In the days leading up to the Pro Football Hall of Fame election, Curtis Martin mostly has been recalled as one of the greatest ever to wear a New York Jets uniform.
New England Patriots fans consider the rugged running back differently.
ESPNBoston.com reporter Mike Reiss takes a look at Martin's all-too-brief stay with the Patriots before Bill Parcells emigrated with him to the Jets in 1998.
Reiss called Martin "The Greatest Patriot to Get Away."
The Patriots drafted Martin in the third round in 1995 and lost him three years later as a restricted free agent. The Jets drew up a clever offer sheet the Patriots couldn't match.
"I'm a very loyal person," Martin said Tuesday on a conference call. "I was totally open to staying in New England. I wanted to stay in New England.
"It's funny, because of all the teams that I may have had the opportunity to go to, the Jets were one in particular that I didn't want to go to."

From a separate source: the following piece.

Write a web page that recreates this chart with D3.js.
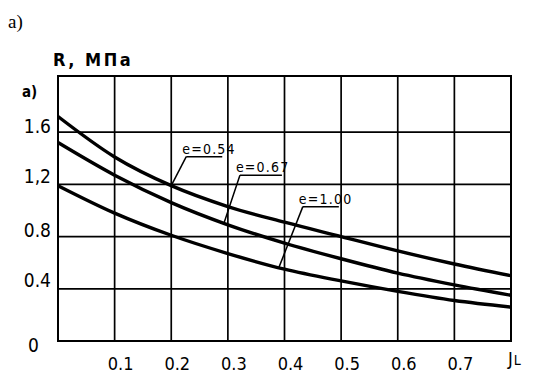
<!DOCTYPE html>
<html>
<head>
<meta charset="utf-8">
<script src="https://cdn.jsdelivr.net/npm/d3@7"></script>
<style>
  html, body { margin: 0; padding: 0; background: #fff; }
  svg { display: block; }
  .num { font-family: "DejaVu Sans Condensed", "Liberation Sans Narrow", sans-serif; fill: #000; }
</style>
</head>
<body>
<svg id="chart" width="534" height="376"></svg>
<script>
// ---- data ----
const IL = [0, 0.1, 0.2, 0.3, 0.4, 0.5, 0.6, 0.7, 0.8];
const R_e054 = [1.72, 1.41, 1.19, 1.03, 0.91, 0.80, 0.69, 0.59, 0.50];
const R_e067 = [1.52, 1.27, 1.06, 0.89, 0.75, 0.63, 0.52, 0.43, 0.35];
const R_e100 = [1.19, 0.98, 0.81, 0.67, 0.55, 0.46, 0.38, 0.31, 0.26];
const seriesNames = ["e=0.54", "e=0.67", "e=1.00"];
const xTicks = [0.1, 0.2, 0.3, 0.4, 0.5, 0.6, 0.7];
const xTickLabels = ["0.1", "0.2", "0.3", "0.4", "0.5", "0.6", "0.7"];
const yTicks = [0, 0.4, 0.8, 1.2, 1.6];
const yTickLabels = ["0", "0.4", "0.8", "1,2", "1.6"];
const annotAt = [0.2, 0.293, 0.39]; // IL value where each leader touches its curve

(function () {
// ---- layout ----
const svg = d3.select("#chart");
const pL = 58, pR = 511, pT = 76, pB = 341;
const x = d3.scaleLinear().domain([0, 0.8]).range([pL, pR]);
const y = d3.scaleLinear().domain([0, 2.03]).range([pB, pT]);

// grid
const g = svg.append("g");
g.selectAll(".vg").data(xTicks).enter().append("line")
  .attr("x1", d => x(d)).attr("x2", d => x(d))
  .attr("y1", pT).attr("y2", pB)
  .attr("stroke", "#000").attr("stroke-width", 1.7);
g.selectAll(".hg").data(yTicks.filter(d => d > 0)).enter().append("line")
  .attr("x1", pL).attr("x2", pR)
  .attr("y1", d => y(d)).attr("y2", d => y(d))
  .attr("stroke", "#000").attr("stroke-width", 1.7);
// frame
g.append("rect").attr("x", pL).attr("y", pT)
  .attr("width", pR - pL).attr("height", pB - pT)
  .attr("fill", "none").attr("stroke", "#000").attr("stroke-width", 2);

// curves
const all = [R_e054, R_e067, R_e100];
const line = d3.line().x((d, i) => x(IL[i])).y(d => y(d)).curve(d3.curveMonotoneX);
svg.selectAll(".curve").data(all).enter().append("path")
  .attr("d", d => line(d))
  .attr("fill", "none").attr("stroke", "#000").attr("stroke-width", 3.4);

// interpolation helper for anchors
function valAt(series, xv) {
  const i = Math.min(IL.length - 2, Math.floor(xv / 0.1));
  const t = (xv - IL[i]) / (IL[i + 1] - IL[i]);
  return series[i] + t * (series[i + 1] - series[i]);
}

// annotations
const annotOffsets = [[15, -29, 36], [16, -48, 42], [24, -61, 36]];
all.forEach((s, k) => {
  const ax = x(annotAt[k]), ay = y(valAt(s, annotAt[k]));
  const [dx, dy, w] = annotOffsets[k];
  const ux = ax + dx, uy = ay + dy;
  svg.append("line").attr("x1", ax).attr("y1", ay).attr("x2", ux).attr("y2", uy)
    .attr("stroke", "#000").attr("stroke-width", 1.5);
  svg.append("line").attr("x1", ux).attr("y1", uy).attr("x2", ux + w).attr("y2", uy)
    .attr("stroke", "#000").attr("stroke-width", 1.5);
  svg.append("text").attr("class", "num")
    .attr("x", ux - 4).attr("y", uy - 3)
    .attr("font-size", 14).attr("letter-spacing", 1.2)
    .text(seriesNames[k]);
});

// y tick labels
const yDy = [11, -2, 0, -1, 1];
svg.selectAll(".yl").data(yTicks).enter().append("text")
  .attr("class", "num")
  .attr("x", (d, i) => i === 0 ? 28 : 51)
  .attr("y", (d, i) => y(d) + yDy[i])
  .attr("text-anchor", (d, i) => i === 0 ? "start" : "end")
  .attr("font-size", 19)
  .text((d, i) => yTickLabels[i]);

// x tick labels
svg.selectAll(".xl").data(xTicks).enter().append("text")
  .attr("class", "num")
  .attr("x", d => x(d) + 6)
  .attr("y", 370)
  .attr("text-anchor", "middle")
  .attr("font-size", 18)
  .text((d, i) => xTickLabels[i]);

// x axis name
const xn = svg.append("text").attr("class", "num").attr("x", 508).attr("y", 365).attr("font-size", 18);
xn.append("tspan").text("J");
xn.append("tspan").attr("font-size", 14).attr("dx", 1).text("L");

// y axis name
svg.append("text").attr("class", "num").attr("x", 53).attr("y", 66)
  .attr("font-size", 18).attr("font-weight", "bold").attr("letter-spacing", 2.5).text("R, МПа");

// inner a)
svg.append("text").attr("class", "num").attr("x", 22).attr("y", 97)
  .attr("font-size", 15).attr("font-weight", "bold").text("a)");

// title a)
svg.append("text").attr("x", 8).attr("y", 28)
  .attr("font-family", "Liberation Serif, serif").attr("font-size", 19).text("a)");
})();
</script>
</body>
</html>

Martin's loyalty changed when Parcells left for the Jets and the Patriots didn't actively try to re-sign their star running back.
The Patriots were awarded first- and third-round picks as compensation for not matching the offer sheet. Those players turned out to be running back Robert Edwards and fullback Chris Floyd.
Edwards rushed for 1,115 yards and nine touchdowns as a rookie but blew out his knee in an ill-conceived beach football game during Pro Bowl weekend and never played another down for New England. Floyd lasted three NFL seasons.
Reiss wrote of the Patriots losing Martin:
It was one of the key decisions that doomed the "triangle of power" regime of [head coach Pete] Carroll, vice president of player personnel Bobby Grier and salary-cap man Andy Wasynczuk.
Martin played eight seasons for the Jets and amassed 10,302 more yards and 58 more touchdowns before he retired.
Some, including Parcells, are promoting Martin as a first-ballot Hall of Famer when votes are cast Saturday.
Martin said he received a phone call from Patriots owner Robert Kraft this week, wishing him luck on the Hall of Fame.
"I've always respected the Kraft family and I always respected the Patriots organization," Martin said. "The Patriots organization was the best foundation that I could have had as an NFL player.
"Looking back on it, there is no other team I would have rather spent those first three years with."
What if the Patriots had done the right thing and kept Martin?
It's a fun question to consider because the repercussions likely would have been dramatic.
The Patriots would have been a better team, of course, and the Jets might not have been as competitive. That could have been enough of a swing for Carroll to keep his job. That means the Patriots might never have hired Bill Belichick.
What do you think would have happened?